Speaking of my dance card, NG used the girlfriend word yesterday. I am okay with it. It just means that tonight I have to break up with the other one. No, not because NG has an issue with me seeing someone else, it's because I want to. There is a definite vibe difference between the two and the closer I get to NG mentally and emotionally, the more I realize that for me, gf is nothing but sex. I have been sitting here talking to NG for hours a day via messages and learning more about her while gf I am apathetic to in that regard. I don't care. I don't care about your kids or your job. I have no interest in knowing more about you. It just doesn't matter to me. But yet, I want to know everything about NG. This should be a clear sign to me that their not right for my needs. Like I can't wait for NG to message me this morning but literally couldn't care if gf does. They serve one purpose, sex. But they're over here throwing the L word around. Nope. So tonight it ends. I plan on telling them the truth. I have been seeing someone else and am going to try and focus my energy on them. 

Talking with NG like I have been also shifts my perspective a bit on what B has been doing with CGF. Last night when I came home around midnight, they were on a video chat. I assume they had been on for a while and based on what B was wearing I assume they were doing a little video hanky panky. But yet, it didn't bother me. Because I am over here talking to NG for hours on the phone. Plus I got some R rated pics from them yesterday. The difference is the out loud talking. Mine is all silent and between us. B is bringing theirs into our home in a more direct way. That's the part that stings. But it is what it is. Soon enough I won't have to come down here or see them at all. I honestly can't wait until next year and they are out of here fully. Sad, but true.

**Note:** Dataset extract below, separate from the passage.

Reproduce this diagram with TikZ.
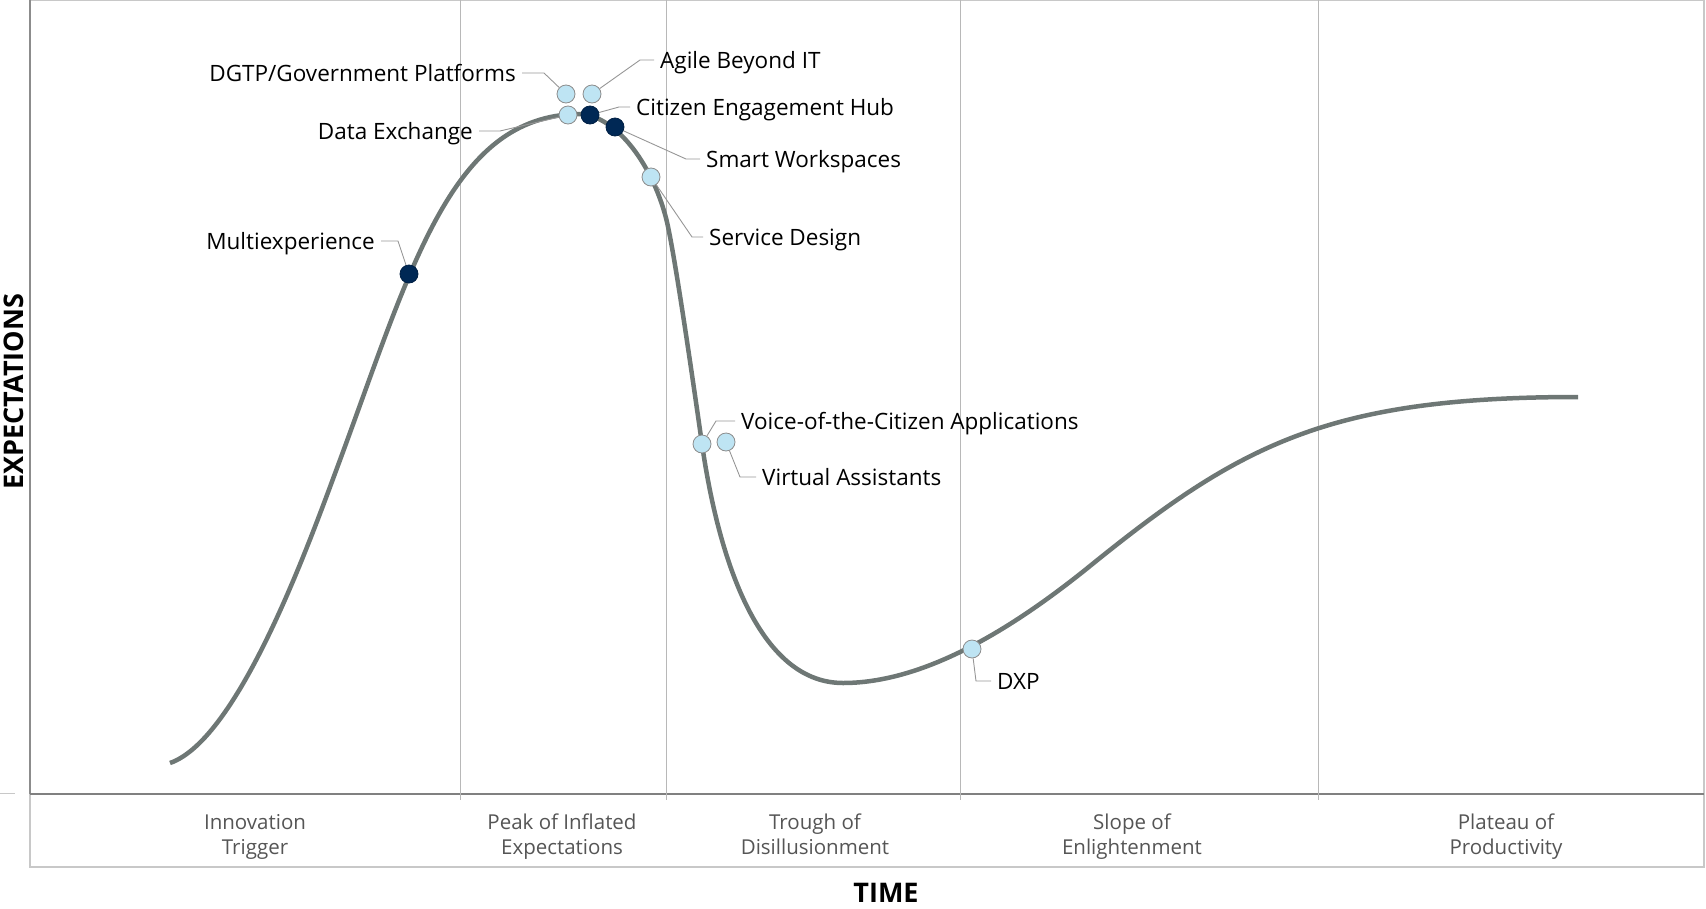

Someone explain to me how this is my life right now? Seriously.

Started my next sessions with Human Society. Smaller group this time but still a good group. Four days with them total. I like teaching them. They are eager to learn and very engaged. My kind of people. We got through day one with no issues. After class I went to dinner by myself. I am getting so much more comfortable with just being me in public. Tired of hiding, tired of worrying. Just living my life as me. It's all I can do. Went to group after dinner, went to the restaurant after group. Had fun talking with friends and got home around 11:45ish. Was in bed around 12:30. 

Okay. Steel up here. Get through the day, break up, go to bed early. Those are the plans.